From Wikipedia, the free encyclopedia
Jump to: navigation, search
Murals in Balmy Alley.

Balmy Alley is a one-block-long alley that is home to the most concentrated collection of murals in the city of San Francisco. It is located in the south central portion of the Inner Mission District between 24th Street and Garfield Square. Since 1973, every building on the street has been decorated with a mural. Artists who have produced murals in the alley include Juana Alicia, Susan Kelk Cervantes, Brooke Francher, Miranda Bergman, Osha Neuman, Carlos Loarca, and Xochitl Nevel-Guerrero.[1]

History[edit]

Tributo a Mujeres Muralistas by Precita Eyes Muralists, 1995.

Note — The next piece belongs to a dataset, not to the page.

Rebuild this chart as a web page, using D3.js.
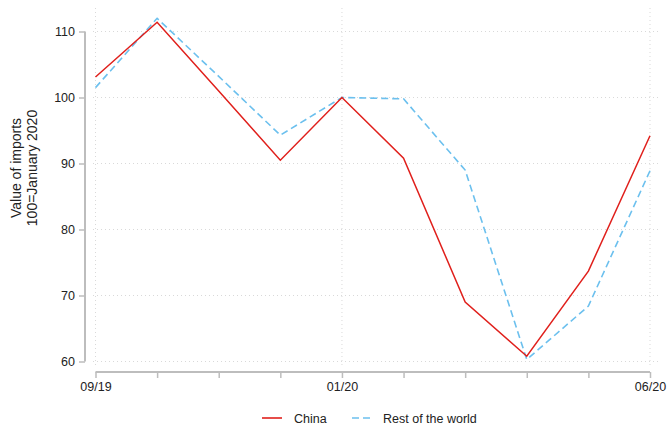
<!DOCTYPE html>
<html><head><meta charset="utf-8">
<script src="https://cdn.jsdelivr.net/npm/d3@7"></script>
<style>body{margin:0;background:#fff}svg{display:block;font-family:"Liberation Sans",Arial,sans-serif}</style>
</head><body><svg id="c" width="667" height="424"></svg>
<script>
const months = ["09/19","10/19","11/19","12/19","01/20","02/20","03/20","04/20","05/20","06/20"];
const china = [103.1, 111.4, 101.0, 90.5, 100.0, 90.8, 69.0, 60.8, 73.7, 94.2];
const rest  = [101.5, 112.0, 103.2, 94.3, 100.0, 99.8, 89.0, 60.3, 68.4, 88.9];
const labeledMonths = ["09/19","01/20","06/20"];
const yTicks = [60,70,80,90,100,110];
const seriesNames = ["China","Rest of the world"];

const svg = d3.select("#c");
const x = d3.scalePoint().domain(months).range([95.5, 650]);
const y = d3.scaleLinear().domain([60,110]).range([361.5, 31.5]);
const gridCol = "#d9d9d9", axisCol = "#bdbdbd";

// horizontal grid
svg.append("g").selectAll("line").data(yTicks).join("line")
  .attr("x1", 93).attr("x2", 658)
  .attr("y1", d=>y(d)).attr("y2", d=>y(d))
  .attr("stroke", gridCol).attr("stroke-width", 1).attr("stroke-dasharray","1,3");
// vertical grid
svg.append("g").selectAll("line").data(labeledMonths).join("line")
  .attr("x1", d=>x(d)).attr("x2", d=>x(d))
  .attr("y1", 8).attr("y2", 368)
  .attr("stroke", gridCol).attr("stroke-width", 1).attr("stroke-dasharray","1,3");

// y axis
const ya = svg.append("g").attr("transform","translate(85,0)")
  .call(d3.axisLeft(y).tickValues(yTicks).tickSize(6).tickPadding(4));
ya.select(".domain").attr("stroke", axisCol).attr("stroke-width", 2).attr("d", `M0,${y(110)}V${y(60)}`);
ya.selectAll(".tick line").attr("stroke", axisCol).attr("stroke-width", 1.5);
ya.selectAll("text").attr("font-size", 12.5).attr("fill","#222").attr("font-family","Liberation Sans, Arial, sans-serif");

// x axis
const xa = svg.append("g").attr("transform","translate(0,372)")
  .call(d3.axisBottom(x).tickSize(6).tickPadding(4).tickFormat(d=>labeledMonths.includes(d)?d:""));
xa.select(".domain").attr("stroke", axisCol).attr("stroke-width", 2).attr("d", `M${x(months[0])},0H${x(months[months.length-1])}`);
xa.selectAll(".tick line").attr("stroke", axisCol).attr("stroke-width", 1.5);
xa.selectAll("text").attr("font-size", 12.5).attr("fill","#222").attr("font-family","Liberation Sans, Arial, sans-serif");

// y title
const yt = svg.append("text").attr("transform","translate(0,168) rotate(-90)")
  .attr("text-anchor","middle").attr("font-size",14).attr("fill","#222");
yt.append("tspan").attr("x",0).attr("y",21).text("Value of imports");
yt.append("tspan").attr("x",0).attr("y",37).text("100=January 2020");

// lines
const line = d3.line().x((d,i)=>x(months[i])).y(d=>y(d));
svg.append("path").datum(rest).attr("d", line).attr("fill","none")
  .attr("stroke","#6cc0ee").attr("stroke-width",1.6).attr("stroke-dasharray","7,4");
svg.append("path").datum(china).attr("d", line).attr("fill","none")
  .attr("stroke","#e0201c").attr("stroke-width",1.5);

// legend
const lg = svg.append("g");
lg.append("line").attr("x1",262).attr("x2",282).attr("y1",418).attr("y2",418)
  .attr("stroke","#e0201c").attr("stroke-width",1.6);
lg.append("text").attr("x",294).attr("y",422.5).attr("font-size",12.5).attr("fill","#222").text(seriesNames[0]);
lg.append("line").attr("x1",352).attr("x2",370).attr("y1",418).attr("y2",418)
  .attr("stroke","#6cc0ee").attr("stroke-width",1.6).attr("stroke-dasharray","7,4");
lg.append("text").attr("x",383).attr("y",422.5).attr("font-size",12.5).attr("fill","#222").text(seriesNames[1]);
</script></body></html>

The earliest murals in the alley date to 1972, painted by Maria Galivez and children in a local child care center.[2] Artists Patricia Rodriquez and Graciela Carillo had rented an apartment on Balmy Alley and painted their first mural in the Alley, a jungle-underwater scene, in 1973.[2] Their two-woman team soon expanded and became known as Las Mujeres Muralistas.[2] Fellow member Irene Perez painted her own mural on the alley in 1973, depicting two back-to-back figures painting flutes.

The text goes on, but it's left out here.